Altamirano turned pro in June 2017, forgoing his senior year at Virginia after helping the Cavaliers win the NCAA title in all three of his years on the team.
This year, Altamirano has won his first two Futures singles titles ($25,000 Long Beach in January and $15,000 Singapore in May) and reached his first Challenger semifinal ($75,000 Winnetka, Ill., last month). In his last three tournaments, Altamirano has advanced to the Winnetka semis, the semifinals of the $25,000 Iowa City Futures and the quarterfinals of the $75,000 Lexington, Ky., Challenger.
Humbert can top that. He has reached the final of his last three tournaments, all hard-court Challengers. Humbert lost to Stanford graduate Bradley Klahn in Gatineau, Canada, and to Canadian Peter Polansky in Granby, Canada, but defeated Spaniard Adrian Menendez-Maceiras in Segovia, Spain. Klahn (wild card) and Polansky (lucky loser) also will play in the U.S. Open main draw.
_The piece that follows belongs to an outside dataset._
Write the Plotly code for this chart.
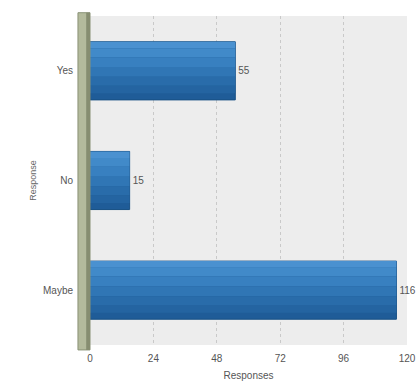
import plotly.graph_objects as go

categories = ["Yes", "No", "Maybe"]
responses = [55, 15, 116]
tick_vals = [0, 24, 48, 72, 96, 120]

font_fam = "Liberation Sans Narrow, Liberation Sans, Arial, sans-serif"

fig = go.Figure()
# main bar body (dark base)
fig.add_trace(go.Bar(
    y=categories, x=responses, orientation="h", width=0.53,
    marker=dict(color="#1f5c98", line=dict(color="#174f84", width=1)),
    text=[str(v) for v in responses], textposition="outside",
    textfont=dict(family=font_fam, size=10, color="#555555"),
    cliponaxis=False, hoverinfo="x+y",
))
# gradient bands, light at the top to dark at the bottom
bands = [(-0.265, 0.06, "#4a91d0"), (-0.205, 0.08, "#418ac9"), (-0.125, 0.09, "#3880c0"),
         (-0.035, 0.09, "#3076b5"), (0.055, 0.08, "#296caa"), (0.135, 0.07, "#2464a1")]
for off, w, col in bands:
    fig.add_trace(go.Bar(
        y=categories, x=responses, orientation="h", width=w, offset=off,
        marker=dict(color=col, line=dict(width=0)),
        hoverinfo="skip", showlegend=False,
    ))

fig.update_layout(
    width=416, height=381,
    margin=dict(l=90, r=9, t=16, b=36, autoexpand=False),
    paper_bgcolor="white",
    plot_bgcolor="#ededed",
    barmode="overlay",
    showlegend=False,
    font=dict(family=font_fam, size=10, color="#555555"),
    xaxis=dict(
        range=[0, 120], tickvals=tick_vals, ticktext=[str(t) for t in tick_vals],
        showgrid=True, gridcolor="#c9c9c9", griddash="dot", gridwidth=1,
        zeroline=False, showline=False, ticks="", ticklabelstandoff=6,
        tickfont=dict(size=10, color="#555555"),
        title=dict(text="Responses", font=dict(size=10, color="#555555"), standoff=8),
    ),
    yaxis=dict(
        categoryorder="array", categoryarray=categories, autorange="reversed",
        showgrid=False, zeroline=False, showline=False, ticks="",
        ticklabelstandoff=16,
        tickfont=dict(size=10, color="#555555"),
        title=dict(text="Response", font=dict(size=9, color="#666666"), standoff=4),
    ),
    shapes=[
        dict(type="rect", xref="paper", yref="paper", x0=-0.038, x1=0, y0=-0.015, y1=1.01,
             fillcolor="#b3ba9c", line=dict(color="#8a9276", width=1), layer="above"),
        dict(type="rect", xref="paper", yref="paper", x0=-0.012, x1=0, y0=-0.015, y1=1.01,
             fillcolor="#868d70", line=dict(width=0), layer="above"),
    ],
)

fig.write_html("out.html")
First-round losers in the singles main draws in Flushing Meadows will receive $54,000. Brooksby, however, can't accept prize money unless he turns pro, which is very unlikely, instead of enrolling at Texas Christian University in the fall of 2019 or in January 2020 as planned.
The U.S. Open men's and women's singles champions will pocket $3.8 million each.